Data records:
# # # # #
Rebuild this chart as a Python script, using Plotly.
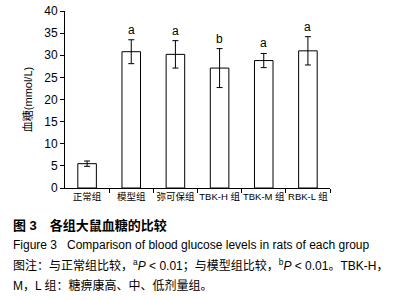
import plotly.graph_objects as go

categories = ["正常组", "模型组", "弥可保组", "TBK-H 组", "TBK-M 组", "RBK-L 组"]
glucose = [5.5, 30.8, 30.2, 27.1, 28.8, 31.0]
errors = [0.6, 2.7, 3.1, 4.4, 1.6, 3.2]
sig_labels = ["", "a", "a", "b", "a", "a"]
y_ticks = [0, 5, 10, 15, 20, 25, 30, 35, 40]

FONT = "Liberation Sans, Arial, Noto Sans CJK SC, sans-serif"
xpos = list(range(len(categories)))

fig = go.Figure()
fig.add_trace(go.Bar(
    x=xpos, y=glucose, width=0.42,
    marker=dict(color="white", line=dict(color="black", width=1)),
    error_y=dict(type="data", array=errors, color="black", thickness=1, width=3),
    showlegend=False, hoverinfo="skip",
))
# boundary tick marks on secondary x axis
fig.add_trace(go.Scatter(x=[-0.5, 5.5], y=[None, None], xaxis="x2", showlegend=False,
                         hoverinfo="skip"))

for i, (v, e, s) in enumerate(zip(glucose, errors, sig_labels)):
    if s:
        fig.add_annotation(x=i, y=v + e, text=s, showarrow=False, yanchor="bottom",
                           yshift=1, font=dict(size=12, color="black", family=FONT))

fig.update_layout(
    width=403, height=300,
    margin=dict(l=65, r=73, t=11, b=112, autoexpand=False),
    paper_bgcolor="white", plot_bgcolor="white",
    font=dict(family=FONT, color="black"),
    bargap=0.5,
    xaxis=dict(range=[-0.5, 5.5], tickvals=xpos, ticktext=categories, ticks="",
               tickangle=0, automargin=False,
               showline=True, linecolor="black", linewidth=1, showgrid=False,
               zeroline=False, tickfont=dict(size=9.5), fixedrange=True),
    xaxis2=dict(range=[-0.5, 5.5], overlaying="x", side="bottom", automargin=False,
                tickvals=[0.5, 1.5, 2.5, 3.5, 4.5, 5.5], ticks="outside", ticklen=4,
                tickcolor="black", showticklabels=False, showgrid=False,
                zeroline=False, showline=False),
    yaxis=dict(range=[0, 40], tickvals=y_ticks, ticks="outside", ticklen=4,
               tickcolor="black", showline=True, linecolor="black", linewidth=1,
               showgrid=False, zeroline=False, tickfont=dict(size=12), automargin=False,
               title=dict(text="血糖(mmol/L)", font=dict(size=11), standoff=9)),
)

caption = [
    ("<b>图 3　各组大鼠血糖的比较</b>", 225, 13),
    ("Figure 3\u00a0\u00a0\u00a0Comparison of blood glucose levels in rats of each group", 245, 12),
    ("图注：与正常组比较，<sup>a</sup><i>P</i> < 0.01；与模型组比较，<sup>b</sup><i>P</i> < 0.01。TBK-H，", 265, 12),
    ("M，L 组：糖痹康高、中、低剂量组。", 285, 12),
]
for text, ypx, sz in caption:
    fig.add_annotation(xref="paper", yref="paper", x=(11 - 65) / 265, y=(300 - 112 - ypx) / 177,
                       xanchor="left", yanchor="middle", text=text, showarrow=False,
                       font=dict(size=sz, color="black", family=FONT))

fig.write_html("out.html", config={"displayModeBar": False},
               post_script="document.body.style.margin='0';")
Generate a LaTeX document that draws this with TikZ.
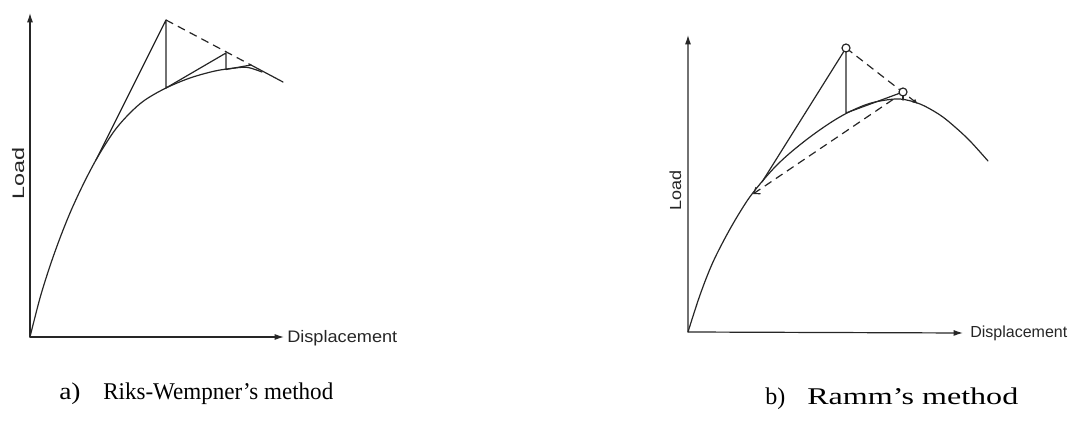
# # # # #
Word for word, give again the lines from the first entry to the line with "xpos = list(range(len(categories)))", inclusive. Exclude the pictures.

FULL ANSWER.
Rebuild this chart as a Python script, using Plotly.
import plotly.graph_objects as go

categories = ["正常组", "模型组", "弥可保组", "TBK-H 组", "TBK-M 组", "RBK-L 组"]
glucose = [5.5, 30.8, 30.2, 27.1, 28.8, 31.0]
errors = [0.6, 2.7, 3.1, 4.4, 1.6, 3.2]
sig_labels = ["", "a", "a", "b", "a", "a"]
y_ticks = [0, 5, 10, 15, 20, 25, 30, 35, 40]

FONT = "Liberation Sans, Arial, Noto Sans CJK SC, sans-serif"
xpos = list(range(len(categories)))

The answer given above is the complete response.